Source excerpt:
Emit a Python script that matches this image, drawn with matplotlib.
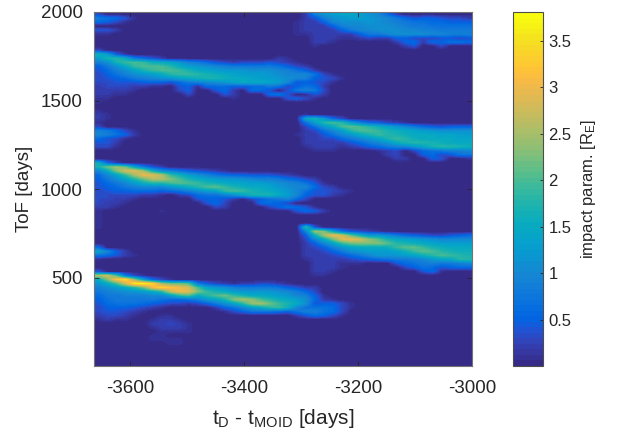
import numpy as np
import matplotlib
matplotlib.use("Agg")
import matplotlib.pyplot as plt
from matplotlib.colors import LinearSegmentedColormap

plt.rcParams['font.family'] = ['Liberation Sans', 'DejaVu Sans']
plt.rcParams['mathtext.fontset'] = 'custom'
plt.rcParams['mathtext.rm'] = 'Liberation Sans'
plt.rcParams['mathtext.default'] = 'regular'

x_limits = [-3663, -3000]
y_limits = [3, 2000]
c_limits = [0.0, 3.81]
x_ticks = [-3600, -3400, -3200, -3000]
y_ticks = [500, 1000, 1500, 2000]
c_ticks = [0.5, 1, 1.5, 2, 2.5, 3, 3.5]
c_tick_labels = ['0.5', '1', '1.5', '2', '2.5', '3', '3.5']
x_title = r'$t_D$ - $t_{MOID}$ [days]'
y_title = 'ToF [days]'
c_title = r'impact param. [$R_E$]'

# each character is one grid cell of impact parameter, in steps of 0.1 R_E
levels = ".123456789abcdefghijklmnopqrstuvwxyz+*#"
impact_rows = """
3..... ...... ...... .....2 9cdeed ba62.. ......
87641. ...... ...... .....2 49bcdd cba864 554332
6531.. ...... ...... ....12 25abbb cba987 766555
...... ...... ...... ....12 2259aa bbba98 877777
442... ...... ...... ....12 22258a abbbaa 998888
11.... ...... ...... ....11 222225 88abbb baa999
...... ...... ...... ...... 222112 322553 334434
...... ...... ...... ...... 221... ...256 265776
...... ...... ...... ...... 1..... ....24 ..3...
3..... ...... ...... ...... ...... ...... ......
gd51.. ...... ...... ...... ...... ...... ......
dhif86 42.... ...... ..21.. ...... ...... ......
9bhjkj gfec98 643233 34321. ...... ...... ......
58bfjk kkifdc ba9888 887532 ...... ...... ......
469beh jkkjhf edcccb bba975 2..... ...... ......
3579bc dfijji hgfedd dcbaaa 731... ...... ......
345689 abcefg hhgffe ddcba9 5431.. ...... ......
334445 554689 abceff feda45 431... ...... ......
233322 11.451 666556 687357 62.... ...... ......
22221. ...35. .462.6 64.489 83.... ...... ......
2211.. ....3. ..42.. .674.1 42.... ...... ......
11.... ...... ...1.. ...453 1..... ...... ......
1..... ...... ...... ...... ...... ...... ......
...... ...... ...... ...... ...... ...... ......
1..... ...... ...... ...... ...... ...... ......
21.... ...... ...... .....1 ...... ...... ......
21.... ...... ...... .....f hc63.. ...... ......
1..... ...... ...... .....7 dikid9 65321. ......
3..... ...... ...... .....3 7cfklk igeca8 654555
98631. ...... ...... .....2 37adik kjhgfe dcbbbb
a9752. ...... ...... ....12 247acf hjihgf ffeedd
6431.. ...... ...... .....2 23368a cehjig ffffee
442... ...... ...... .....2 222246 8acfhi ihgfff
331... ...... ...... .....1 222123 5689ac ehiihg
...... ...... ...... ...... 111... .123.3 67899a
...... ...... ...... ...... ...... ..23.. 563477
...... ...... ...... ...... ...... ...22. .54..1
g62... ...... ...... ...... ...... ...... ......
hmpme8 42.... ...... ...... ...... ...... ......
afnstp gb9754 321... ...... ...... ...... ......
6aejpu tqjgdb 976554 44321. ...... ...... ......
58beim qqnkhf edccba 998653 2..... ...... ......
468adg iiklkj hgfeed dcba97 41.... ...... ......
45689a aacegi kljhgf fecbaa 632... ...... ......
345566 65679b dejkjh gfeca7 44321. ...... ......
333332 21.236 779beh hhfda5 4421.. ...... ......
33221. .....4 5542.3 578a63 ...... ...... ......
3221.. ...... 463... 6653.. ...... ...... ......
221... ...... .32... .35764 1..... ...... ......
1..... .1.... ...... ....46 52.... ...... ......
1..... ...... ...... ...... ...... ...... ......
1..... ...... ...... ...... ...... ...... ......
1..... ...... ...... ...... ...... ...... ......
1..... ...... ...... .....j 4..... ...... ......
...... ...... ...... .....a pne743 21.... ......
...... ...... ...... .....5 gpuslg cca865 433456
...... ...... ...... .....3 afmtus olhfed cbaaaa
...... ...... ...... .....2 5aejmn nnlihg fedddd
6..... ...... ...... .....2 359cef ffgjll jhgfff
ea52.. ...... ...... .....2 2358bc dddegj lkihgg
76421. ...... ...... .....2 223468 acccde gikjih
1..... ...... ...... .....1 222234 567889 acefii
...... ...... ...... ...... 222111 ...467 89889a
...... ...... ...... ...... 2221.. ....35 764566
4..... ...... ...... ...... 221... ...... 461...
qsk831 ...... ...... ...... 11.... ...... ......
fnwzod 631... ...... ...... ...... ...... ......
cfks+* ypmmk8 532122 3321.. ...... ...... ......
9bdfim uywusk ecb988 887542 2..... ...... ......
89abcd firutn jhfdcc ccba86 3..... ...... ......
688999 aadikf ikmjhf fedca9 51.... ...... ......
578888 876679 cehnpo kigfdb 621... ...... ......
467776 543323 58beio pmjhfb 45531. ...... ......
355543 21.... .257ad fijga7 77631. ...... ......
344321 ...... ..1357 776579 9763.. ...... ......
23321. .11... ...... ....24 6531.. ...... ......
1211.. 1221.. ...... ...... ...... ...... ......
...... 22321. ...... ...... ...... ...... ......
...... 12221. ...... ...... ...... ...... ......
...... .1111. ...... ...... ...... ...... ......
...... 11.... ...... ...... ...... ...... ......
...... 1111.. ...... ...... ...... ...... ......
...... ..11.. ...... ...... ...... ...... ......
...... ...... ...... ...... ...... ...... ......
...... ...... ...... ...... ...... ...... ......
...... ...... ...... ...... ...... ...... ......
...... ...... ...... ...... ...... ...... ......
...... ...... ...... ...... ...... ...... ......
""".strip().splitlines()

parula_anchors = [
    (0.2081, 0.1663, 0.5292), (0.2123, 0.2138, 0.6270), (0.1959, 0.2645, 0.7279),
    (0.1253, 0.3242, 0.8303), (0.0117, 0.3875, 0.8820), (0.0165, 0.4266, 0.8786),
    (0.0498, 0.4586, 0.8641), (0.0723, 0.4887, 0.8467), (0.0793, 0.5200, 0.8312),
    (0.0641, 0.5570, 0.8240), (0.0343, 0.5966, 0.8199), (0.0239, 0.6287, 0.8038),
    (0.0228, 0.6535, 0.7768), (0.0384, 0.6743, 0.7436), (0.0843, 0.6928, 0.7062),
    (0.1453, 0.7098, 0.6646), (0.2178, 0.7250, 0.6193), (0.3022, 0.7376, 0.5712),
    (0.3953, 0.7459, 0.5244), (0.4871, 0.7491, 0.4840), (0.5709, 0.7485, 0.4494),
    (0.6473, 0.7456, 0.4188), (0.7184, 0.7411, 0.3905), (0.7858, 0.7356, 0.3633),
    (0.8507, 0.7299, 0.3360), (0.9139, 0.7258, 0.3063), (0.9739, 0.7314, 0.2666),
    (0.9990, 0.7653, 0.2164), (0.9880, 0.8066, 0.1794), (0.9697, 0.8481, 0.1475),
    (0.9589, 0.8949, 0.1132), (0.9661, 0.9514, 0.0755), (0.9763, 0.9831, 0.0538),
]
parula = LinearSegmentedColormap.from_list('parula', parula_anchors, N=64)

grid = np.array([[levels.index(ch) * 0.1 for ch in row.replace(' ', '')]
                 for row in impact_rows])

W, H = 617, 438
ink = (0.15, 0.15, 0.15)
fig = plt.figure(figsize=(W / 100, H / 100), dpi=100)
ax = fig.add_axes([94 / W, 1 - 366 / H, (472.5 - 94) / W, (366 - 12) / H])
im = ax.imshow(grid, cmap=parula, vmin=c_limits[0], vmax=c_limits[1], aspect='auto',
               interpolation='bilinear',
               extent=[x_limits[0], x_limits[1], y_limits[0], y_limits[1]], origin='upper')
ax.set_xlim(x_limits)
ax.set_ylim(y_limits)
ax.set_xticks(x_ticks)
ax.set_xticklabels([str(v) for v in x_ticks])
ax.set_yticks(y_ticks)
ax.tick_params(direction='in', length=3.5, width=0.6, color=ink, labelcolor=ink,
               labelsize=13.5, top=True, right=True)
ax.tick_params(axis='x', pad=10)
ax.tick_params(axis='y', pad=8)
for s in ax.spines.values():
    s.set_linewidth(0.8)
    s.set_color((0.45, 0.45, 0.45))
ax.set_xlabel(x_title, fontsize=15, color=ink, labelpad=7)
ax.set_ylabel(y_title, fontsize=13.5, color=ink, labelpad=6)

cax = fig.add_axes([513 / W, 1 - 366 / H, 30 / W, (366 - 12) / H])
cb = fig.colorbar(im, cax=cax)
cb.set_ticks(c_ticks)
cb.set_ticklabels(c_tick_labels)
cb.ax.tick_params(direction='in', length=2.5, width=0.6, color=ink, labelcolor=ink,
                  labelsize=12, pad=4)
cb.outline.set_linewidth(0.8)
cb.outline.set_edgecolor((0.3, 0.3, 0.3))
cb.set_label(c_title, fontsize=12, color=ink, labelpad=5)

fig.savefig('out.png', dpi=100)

Work instructions: Look at the listing and set down only the lines from its start through the line with "plt.rcParams['mathtext.default'] = 'regular'", word for word and without pictures.

Finished answer:
Emit a Python script that matches this image, drawn with matplotlib.
import numpy as np
import matplotlib
matplotlib.use("Agg")
import matplotlib.pyplot as plt
from matplotlib.colors import LinearSegmentedColormap

plt.rcParams['font.family'] = ['Liberation Sans', 'DejaVu Sans']
plt.rcParams['mathtext.fontset'] = 'custom'
plt.rcParams['mathtext.rm'] = 'Liberation Sans'
plt.rcParams['mathtext.default'] = 'regular'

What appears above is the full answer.